Oh dear oh dear...

Categories: uncategorized

Date: 09 February 2006 13:20:07

The Metropolitan Police, bless them, have launched a crackdown on the carrying of knives in London, by choosing a Tube station at random and turning up mob-handed with metal detectors, hi-vis jackets and very very cute sniffer dogs. It's called "Operation Pointy Thing" or something.

Anyway, today was Stratford's turn.

Today is also the evening for the knitting group to meet at Liberty's.

So, I, all innocent and unsuspecting, walk into Operation Pointy Thing carrying

1) 1 pair metal 6mm circular needles (with attached knitting)
2) 1 pair viciously sharp scissors
3) 2 pairs metal 6mm double-pointed needles (no, I don't know why, either, I'm knitting a shawl)
4) 2 cable needles (again with the "why would I do that?")
5) 5 balls self-striping yarn (ok, not likely to set off a metal detector, but you could probably choke someone to death with it).

Oh dear oh dear oh dear oh dear.

Fortunately, the police obviously don't think that Liberty bags are the place this season for hiding lock-knives, either that or I look younger than 15 (unlikely) or older than 35 (must get more early nights)*, so I managed to avoid the attentions of the police, but it could have been amusing, what with the amount of completely random rubbish I carry around with me - emergency corkscrew (generally tangled up with emergency rosary, what can't be fixed by one can be at least alleviated by the other), bunch of keys that are capable of doing someone (usually me) a severe injury, you know, the usual...
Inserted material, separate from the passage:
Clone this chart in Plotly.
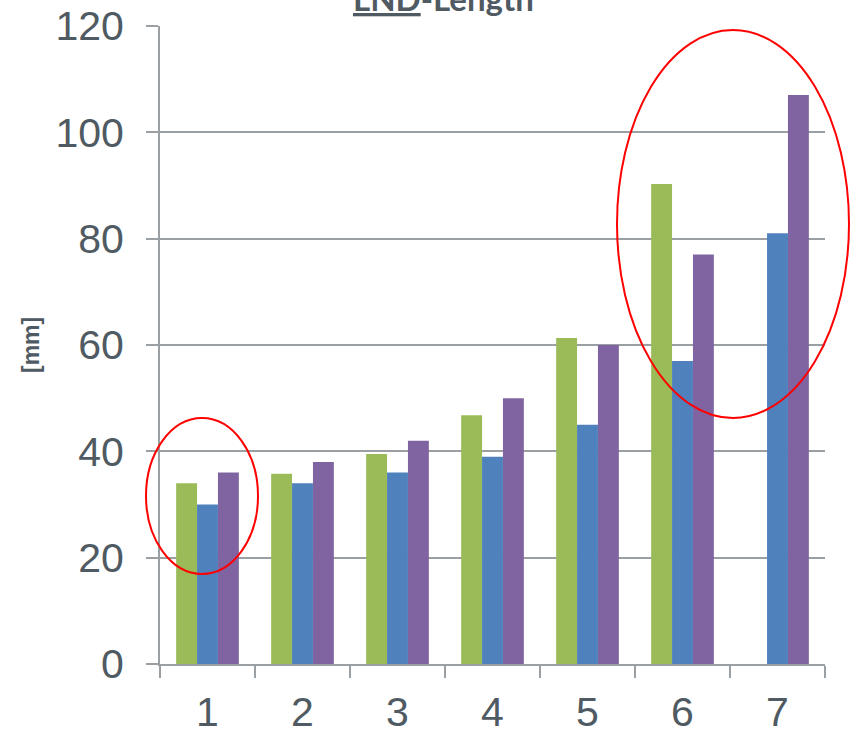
import plotly.graph_objects as go

categories = ["1", "2", "3", "4", "5", "6", "7"]
green_vals = [34.0, 35.8, 39.5, 46.8, 61.3, 90.3, None]
blue_vals = [30.0, 34.0, 36.0, 39.0, 45.0, 57.0, 81.0]
purple_vals = [36.0, 38.0, 42.0, 50.0, 60.0, 77.0, 107.0]
y_ticks = [0, 20, 40, 60, 80, 100, 120]

W, H = 850, 734
ML, MR, MT, MB = 160, 25, 26, 70
PW, PH = W - ML - MR, H - MT - MB

def px_x(p):
    return (p - ML) / PW

def px_y(p):
    return (H - MB - p) / PH

tick_font = dict(family="Liberation Sans, Arial, sans-serif", size=41, color="#4f5a62")
axis_col = "#9a9fa3"

fig = go.Figure()
for name, vals, col in [("A", green_vals, "#9bbb59"), ("B", blue_vals, "#4f81bd"), ("C", purple_vals, "#8064a2")]:
    fig.add_trace(go.Bar(x=categories, y=vals, name=name, marker=dict(color=col, line=dict(width=0))))

fig.update_layout(
    width=W, height=H,
    margin=dict(l=ML, r=MR, t=MT, b=MB, pad=0, autoexpand=False),
    paper_bgcolor="white", plot_bgcolor="white",
    showlegend=False,
    barmode="group", bargap=0.34, bargroupgap=0,
    xaxis=dict(type="category", tickson="boundaries", ticks="outside", ticklen=12,
               tickcolor=axis_col, tickwidth=2, showline=True, linecolor=axis_col, linewidth=2,
               showgrid=False, tickfont=tick_font, ticklabelstandoff=11, automargin=False),
    yaxis=dict(range=[0, 120], tickvals=y_ticks, ticks="outside", ticklen=12,
               tickcolor=axis_col, tickwidth=2, showline=True, linecolor=axis_col, linewidth=2,
               showgrid=True, gridcolor=axis_col, gridwidth=2, zeroline=False,
               tickfont=tick_font, ticklabelstandoff=14, automargin=False),
)

fig.add_annotation(text="<b><u>LND</u>-Length</b>", xref="paper", yref="paper",
                   x=px_x(443), y=px_y(20), xanchor="center", yanchor="bottom", showarrow=False,
                   font=dict(family="Lato, sans-serif", size=33, color="#4f5a62"))
fig.add_annotation(text="<b>[mm]</b>", xref="paper", yref="paper",
                   x=px_x(31), y=px_y(345), xanchor="center", yanchor="middle", textangle=-90,
                   showarrow=False, font=dict(family="Liberation Sans, Arial, sans-serif", size=23, color="#4f5a62"))

for (x0, y0, x1, y1) in [(146, 418, 258, 574), (617, 30, 849, 418)]:
    fig.add_shape(type="circle", xref="paper", yref="paper",
                  x0=px_x(x0), x1=px_x(x1), y0=px_y(y1), y1=px_y(y0),
                  line=dict(color="#ff0000", width=2), layer="above")

fig.write_html("out.html", config={"displayModeBar": False},
               post_script="document.body.style.margin='0';")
As Rosamummy said, even the doziest copper could figure out that knitting needles aren't exactly the deadliest weapon on the block, but it would have been a fun conversation to have: "look, officer, I've spent ages on this, it's a present for someone, I'm not likely to stab someone in the eye with the needles, have you ever tried getting blood out of wool?"

Anyway, am still at liberty (ho ho) and if I find out there isn't a knitting group this evening, I shall be Extremely Upset.

*The profile for "knife-wielding maniac" in London is apparently "between the ages of 15 and 35, any sex, any race."